**Record list:**
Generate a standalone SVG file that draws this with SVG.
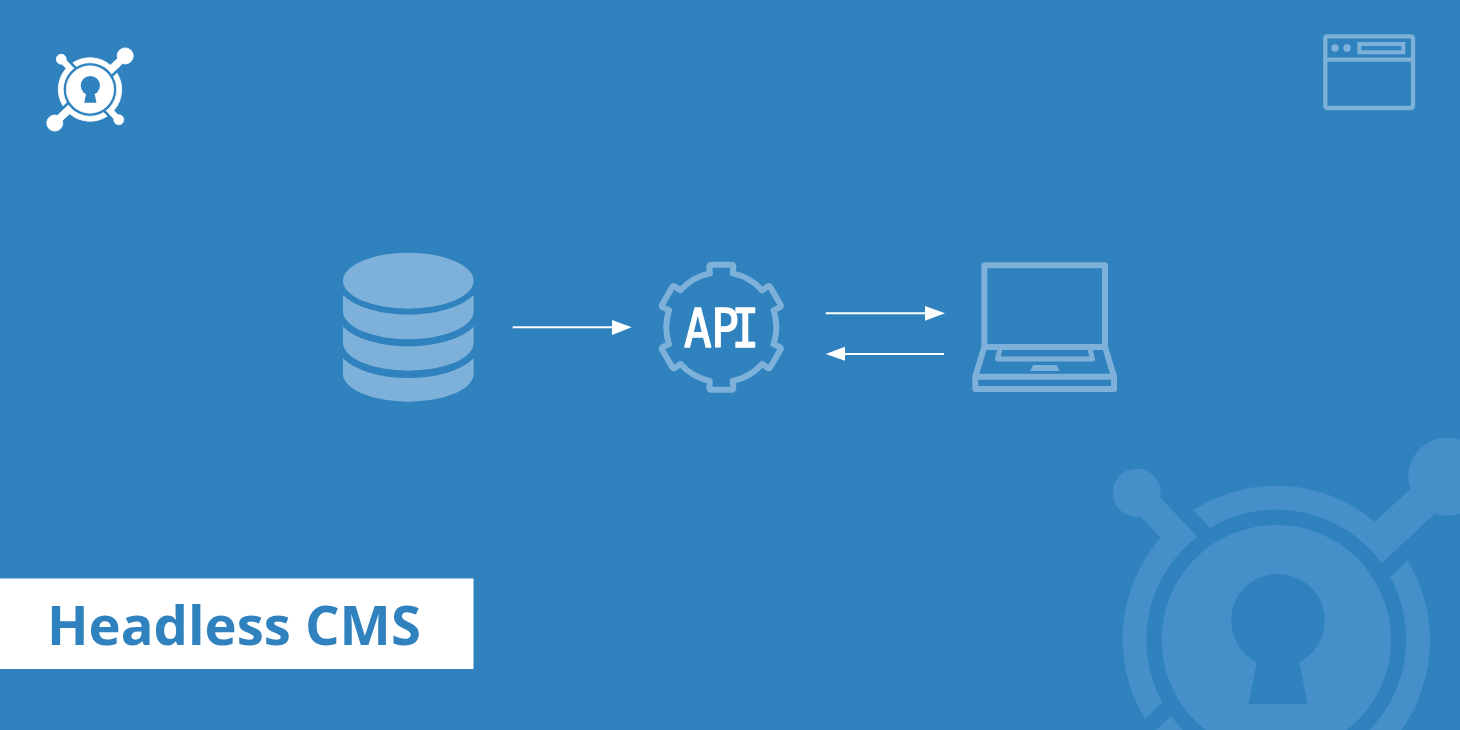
<svg xmlns="http://www.w3.org/2000/svg" width="1460" height="730" viewBox="0 0 1460 730">
<style>
.bg{fill:#3082bf;stroke:none}
.ln{fill:none;stroke:#7db1d9;stroke-linejoin:round;stroke-linecap:round}
.fl{fill:#7db1d9}
.arrow{stroke:#fff;stroke-width:2;fill:none}
.head{fill:#fff}
</style>
<defs>
<g id="half">
<circle cx="-139.6" cy="-147" r="24"/>
<circle cx="171" cy="-163" r="39"/>
<path d="M-115.3-141.4L-79-103L-100-95L-115.6-102L-135.6-123Z"/>
<path d="M133.7-150.4L98.7-118L85-110L105.4-76.4L158-125.7Z"/>
<path d="M-115.6-102A154 154 0 0 0-131.3 79.3L-114 62.6A130 130 0 0 1-79-103Z"/>
<path d="M-83-129.7A154 154 0 0 1 98.7-118L105.4-76.4A130 130 0 0 0-66.3-112Z"/>
</g>
<g id="mark">
<use href="#half"/>
<use href="#half" transform="rotate(180)"/>
<circle r="114.7"/>
<circle class="bg" cx="1.7" cy="-19" r="46.8"/>
<path class="bg" d="M-19.6 22.6H23L31.4 64.6H-28Z"/>
</g>
<path id="tooth" d="M-11.5-53.8L-12-60.5Q-12-62.5-10-62.5H10Q12-62.5 12-60.5L11.5-53.8A55 55 0 0 1 40.8-36.9"/>
</defs>
<rect class="bg" width="1460" height="730"/>
<g id="watermark" fill="#4590c9"><use href="#mark" transform="translate(1276.3 639.7)"/></g>
<g id="logo" fill="#fff" stroke="#fff" stroke-width="4"><use href="#mark" transform="translate(90 89.5) scale(.206)"/></g>
<g id="browser">
<rect class="ln" x="1325.3" y="36.3" width="87.7" height="71.7" rx="2" stroke-width="4.3"/>
<path class="ln" d="M1325.3 59.7H1413" stroke-width="4.3"/>
<circle class="fl" cx="1335" cy="48" r="3.7"/>
<circle class="fl" cx="1347" cy="48" r="3.7"/>
<rect class="ln" x="1359.3" y="44" width="44" height="8.3" stroke-width="4" style="stroke-linejoin:miter"/>
</g>
<g id="database" class="fl">
<ellipse cx="408.3" cy="280.7" rx="65.3" ry="28"/>
<path d="M343 295A72 34 0 0 0 473.7 295V311.3A65.3 28 0 0 1 343 311.3Z"/>
<path d="M343 326.7A72 34 0 0 0 473.7 326.7V342.7A65.3 28 0 0 1 343 342.7Z"/>
<path d="M343 358.3A72 34 0 0 0 473.7 358.3V373.7A65.3 28 0 0 1 343 373.7Z"/>
</g>
<g id="api">
<g class="ln" stroke-width="6" transform="translate(721.3 327.2)">
<use href="#tooth"/>
<use href="#tooth" transform="rotate(60)"/>
<use href="#tooth" transform="rotate(120)"/>
<use href="#tooth" transform="rotate(180)"/>
<use href="#tooth" transform="rotate(240)"/>
<use href="#tooth" transform="rotate(300)"/>
</g>
<text transform="translate(684 347) scale(.85 1)" x="0 32 56" y="0" font-family="'DejaVu Sans Mono',monospace" font-size="54" fill="#fff" stroke="#fff" stroke-width="1.5" stroke-linejoin="round">API</text>
</g>
<g id="laptop">
<path class="ln" stroke-width="6" d="M984.3 347V265.3H1105V347H984.3L975.3 376.7V389H1114V376.7L1105 347M975.3 376.7H1114"/>
<path class="ln" stroke-width="5" d="M1000 349L997.5 359H1092.5L1090 349"/>
<path class="fl" d="M1033.3 365H1056.7L1059.3 371H1030Z"/>
</g>
<g id="connectors">
<path class="arrow" d="M512.7 327.3H614"/>
<path class="head" d="M612 320L631.7 327.3L612 335Z"/>
<path class="arrow" d="M825.7 313.3H927"/>
<path class="head" d="M925 306L945 313.3L925 320.7Z"/>
<path class="arrow" d="M944 354H843"/>
<path class="head" d="M845 346.7L825.7 354L845 360.7Z"/>
</g>
<g id="banner">
<rect fill="#fff" x="0" y="578.5" width="473.5" height="90.5"/>
<text x="47" y="645" font-family="'Open Sans','Noto Sans',sans-serif" font-weight="700" font-size="54.4" fill="#3082bf">Headless CMS</text>
</g>
</svg>
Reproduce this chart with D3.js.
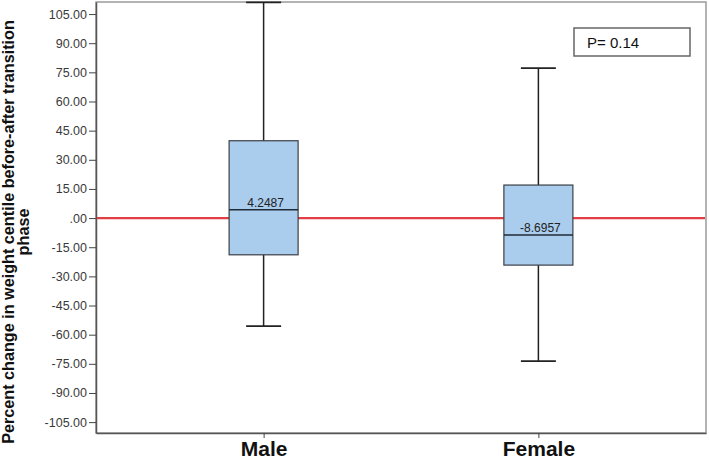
<!DOCTYPE html>
<head>
    <meta charset="utf-8">
    <script src="https://d3js.org/d3.v7.min.js"></script>
    <style>
      body { margin: 0; background: #fff; }
      text { font-family: Arial, "Liberation Sans", sans-serif; }
      .ticklbl { font-size: 12.5px; fill: #3a3a3a; }
      .grp { font-size: 21px; font-weight: bold; fill: #111; }
      .ytitle { font-size: 16.2px; font-weight: bold; fill: #111; }
      .medlbl { font-size: 12px; fill: #222; }
    </style>
<body>
    <script>
        // data
        var groups = ["Male", "Female"]
        var mins = [-55.6, -73.6]
        var q1s = [-18.9, -24.2]
        var medians = [4.2487, -8.6957]
        var q3s = [39.8, 17.0]
        var maxs = [111.0, 77.2]
        var yTicks = [105, 90, 75, 60, 45, 30, 15, 0, -15, -30, -45, -60, -75, -90, -105]
        var pText = "P= 0.14"

        var svg_w = 709, svg_h = 461
        var plotL = 96, plotR = 706, plotT = 2, plotB = 433

        var svg = d3.select("body").append("svg")
          .attr("width", svg_w)
          .attr("height", svg_h)

        var y = d3.scaleLinear().domain([-110.6, 111.2]).range([plotB, plotT])
        var x = d3.scalePoint().domain(groups).range([plotL, plotR]).padding(0.61)

        // frame
        svg.append("rect")
          .attr("x", plotL).attr("y", plotT)
          .attr("width", plotR-plotL).attr("height", plotB-plotT)
          .attr("fill", "none")
          .attr("stroke", "#9a9a9a")
          .attr("stroke-width", 1.5)

        // y axis
        var yAxis = svg.append("g")
          .attr("transform", "translate("+plotL+",0)")
          .call(d3.axisLeft(y).tickValues(yTicks).tickSize(7).tickSizeOuter(0).tickPadding(2)
            .tickFormat(function(d){ return d==0 ? ".00" : d.toFixed(2) }))
        yAxis.select(".domain").attr("stroke", "#555").attr("stroke-width", 1.5)
        yAxis.selectAll(".tick line").attr("stroke", "#444")
        yAxis.selectAll("text").attr("class", "ticklbl").attr("font-size", null).attr("font-family", null)

        // x axis
        var xAxis = svg.append("g")
          .attr("transform", "translate(0,"+plotB+")")
          .call(d3.axisBottom(x).tickSize(5).tickSizeOuter(0).tickPadding(3))
        xAxis.select(".domain").attr("stroke", "#555").attr("stroke-width", 1.5)
        xAxis.selectAll(".tick line").attr("stroke", "#444")
        xAxis.selectAll("text").attr("class", "grp").attr("font-size", null).attr("font-family", null)
          .attr("dy", "0.7em")

        // reference line
        svg.append("line")
          .attr("x1", plotL+1).attr("x2", plotR-1)
          .attr("y1", y(0)).attr("y2", y(0))
          .attr("stroke", "#e23f44")
          .attr("stroke-width", 2.2)

        var boxW = 69, capW = 35
        var data = groups.map(function(g, i){
          return {g: g, min: mins[i], q1: q1s[i], med: medians[i], q3: q3s[i], max: maxs[i]}
        })

        var boxes = svg.selectAll(".box").data(data).enter().append("g").classed("box", true)

        boxes.append("line")
          .attr("x1", function(d){ return x(d.g) }).attr("x2", function(d){ return x(d.g) })
          .attr("y1", function(d){ return y(d.max) }).attr("y2", function(d){ return y(d.min) })
          .attr("stroke", "#222").attr("stroke-width", 1.5)
        boxes.append("line")
          .attr("x1", function(d){ return x(d.g)-capW/2 }).attr("x2", function(d){ return x(d.g)+capW/2 })
          .attr("y1", function(d){ return y(d.max) }).attr("y2", function(d){ return y(d.max) })
          .attr("stroke", "#222").attr("stroke-width", 1.8)
        boxes.append("line")
          .attr("x1", function(d){ return x(d.g)-capW/2 }).attr("x2", function(d){ return x(d.g)+capW/2 })
          .attr("y1", function(d){ return y(d.min) }).attr("y2", function(d){ return y(d.min) })
          .attr("stroke", "#222").attr("stroke-width", 1.8)
        boxes.append("rect")
          .attr("x", function(d){ return x(d.g)-boxW/2 })
          .attr("y", function(d){ return y(d.q3) })
          .attr("width", boxW)
          .attr("height", function(d){ return y(d.q1)-y(d.q3) })
          .attr("fill", "#aacdee")
          .attr("stroke", "#3a3f45")
          .attr("stroke-width", 1.2)
        boxes.append("line")
          .attr("x1", function(d){ return x(d.g)-boxW/2 }).attr("x2", function(d){ return x(d.g)+boxW/2 })
          .attr("y1", function(d){ return y(d.med) }).attr("y2", function(d){ return y(d.med) })
          .attr("stroke", "#1e2a36").attr("stroke-width", 1.5)
        boxes.append("text")
          .attr("class", "medlbl")
          .attr("x", function(d){ return x(d.g)+2 })
          .attr("y", function(d){ return y(d.med)-3 })
          .attr("text-anchor", "middle")
          .text(function(d){ return d.med.toFixed(4) })

        // y title
        var yt = svg.append("text")
          .attr("class", "ytitle")
          .attr("transform", "translate(14,232) rotate(-90)")
          .attr("text-anchor", "middle")
        yt.append("tspan").attr("x", 0).attr("y", 0).text("Percent change in weight centile before-after transition")
        yt.append("tspan").attr("x", 0).attr("y", 15).text("phase")

        // P value box
        svg.append("rect")
          .attr("x", 574).attr("y", 28).attr("width", 116).attr("height", 28)
          .attr("fill", "#fff").attr("stroke", "#666").attr("stroke-width", 1.5)
        svg.append("text")
          .attr("x", 587).attr("y", 48)
          .attr("font-size", "15px")
          .attr("font-family", "Carlito, 'Open Sans', sans-serif")
          .attr("fill", "#111")
          .text(pText)
    </script>
</body>
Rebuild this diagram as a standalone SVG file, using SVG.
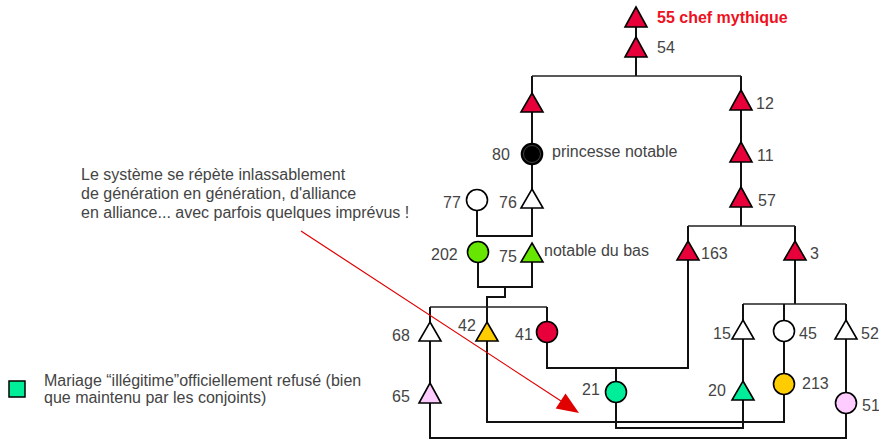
<svg xmlns="http://www.w3.org/2000/svg" width="879" height="439" viewBox="0 0 879 439">
<defs>
<style>
text{font-family:"Liberation Sans",Arial,sans-serif;font-size:16px;fill:#444}
.red{fill:#ee1122;font-weight:bold}
.tri,.cir{stroke:#000;stroke-width:1.6}
.r{fill:#e8003a}.w{fill:#fff}.k{fill:#000}.g1{fill:#66e600}.g2{fill:#00ee99}.y{fill:#ffcc00}.p{fill:#ffccff}
.ln{fill:none;stroke:#111;stroke-width:2}
.bar{fill:none;stroke:#222;stroke-width:1.5}
</style>
</defs>
<g id="connectors">
<path class="ln" d="M636 27V37M636 57V76M532 76V93M741 76V90M532 112V143M532 165V189M741 110V142M741 162V187M741 207V226M688 226V241M795 226V241"/>
<path class="bar" d="M532 76H741M688 226H795"/>
<path class="ln" d="M477 211V236H532V208"/>
<path class="ln" d="M478 263V287H532V262"/>
<path class="ln" d="M505 287V297H487V322"/>
<path class="bar" d="M430 307H547"/>
<path class="ln" d="M430 307V322M547 307V321"/>
<path class="ln" d="M547 343V368H688V260"/>
<path class="ln" d="M616 368V381"/>
<path class="ln" d="M795 260V304"/>
<path class="bar" d="M743 304H846"/>
<path class="ln" d="M743 304V320M784 304V320M846 304V320"/>
<path class="ln" d="M743 339V382M784 342V373M846 339V392M430 341V383"/>
<path class="ln" d="M430 403V438H846V414"/>
<path class="ln" d="M487 341V422H784V395"/>
<path class="ln" d="M616 403V428H743V400"/>
</g>
<g id="n55"><polygon class="tri r" points="636,7 647,27 625,27"/><text class="red" x="657" y="23">55 chef mythique</text></g>
<g id="n54"><polygon class="tri r" points="636,37 647,57 625,57"/><text x="657" y="53">54</text></g>
<g id="nA"><polygon class="tri r" points="532,93 543,112 521,112"/></g>
<g id="n12"><polygon class="tri r" points="741,90 752,110 730,110"/><text x="756" y="109">12</text></g>
<g id="n80"><circle class="cir k" cx="532" cy="154" r="10.5"/><circle cx="532" cy="154" r="8.5" fill="none" stroke="#555" stroke-width="0.8"/><text x="492" y="160">80</text><text x="552" y="157">princesse notable</text></g>
<g id="n11"><polygon class="tri r" points="741,142 752,162 730,162"/><text x="757" y="161">11</text></g>
<g id="n57"><polygon class="tri r" points="741,187 752,207 730,207"/><text x="758" y="206">57</text></g>
<g id="n77"><circle class="cir w" cx="477" cy="200" r="10.5"/><text x="443" y="208">77</text></g>
<g id="n76"><polygon class="tri w" points="532,189 543,208 521,208"/><text x="499" y="208">76</text></g>
<g id="n202"><circle class="cir g1" cx="478" cy="252" r="10.5"/><text x="431" y="260">202</text></g>
<g id="n75"><polygon class="tri g1" points="532,243 543,262 521,262"/><text x="499" y="262">75</text><text x="544" y="256">notable du bas</text></g>
<g id="n163"><polygon class="tri r" points="688,241 699,260 677,260"/><text x="701" y="259">163</text></g>
<g id="n3"><polygon class="tri r" points="795,241 806,260 784,260"/><text x="810" y="259">3</text></g>
<g id="n68"><polygon class="tri w" points="430,322 441,341 419,341"/><text x="392" y="341">68</text></g>
<g id="n42"><polygon class="tri y" points="487,322 498,341 476,341"/><text x="458" y="331">42</text></g>
<g id="n41"><circle class="cir r" cx="547" cy="332" r="10.5"/><text x="515" y="340">41</text></g>
<g id="n15"><polygon class="tri w" points="743,320 754,339 732,339"/><text x="713" y="339">15</text></g>
<g id="n45"><circle class="cir w" cx="784" cy="331" r="10.5"/><text x="799" y="339">45</text></g>
<g id="n52"><polygon class="tri w" points="846,320 857,339 835,339"/><text x="861" y="339">52</text></g>
<g id="n65"><polygon class="tri p" points="430,383 441,403 419,403"/><text x="392" y="402">65</text></g>
<g id="n21"><circle class="cir g2" cx="616" cy="392" r="10.5"/><text x="582" y="395">21</text></g>
<g id="n20"><polygon class="tri g2" points="743,381 754,400 732,400"/><text x="708" y="396">20</text></g>
<g id="n213"><circle class="cir y" cx="784" cy="384" r="10.5"/><text x="802" y="389">213</text></g>
<g id="n51"><circle class="cir p" cx="846" cy="403" r="10.5"/><text x="862" y="411">51</text></g>
<g id="note">
<text x="81" y="180">Le système se répète inlassablement</text>
<text x="81" y="199">de génération en génération, d'alliance</text>
<text x="81" y="218">en alliance... avec parfois quelques imprévus !</text>
<line x1="301" y1="231" x2="561" y2="401" stroke="#e00000" stroke-width="1.2"/>
<polygon points="579,413 555.7,408.4 565.5,393.4" fill="#e00000"/>
</g>
<g id="legend">
<rect x="9" y="381" width="16" height="16" fill="#00ee99" stroke="#000" stroke-width="1.5"/>
<text x="44" y="386">Mariage “illégitime”officiellement refusé (bien</text>
<text x="44" y="403">que maintenu par les conjoints)</text>
</g>
</svg>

**Task instructions:**
Copy every line of the material in which the word "file" occurs.

**Solved exercise:**
Generate a standalone SVG file that draws this with SVG.
Rebuild this diagram as a standalone SVG file, using SVG.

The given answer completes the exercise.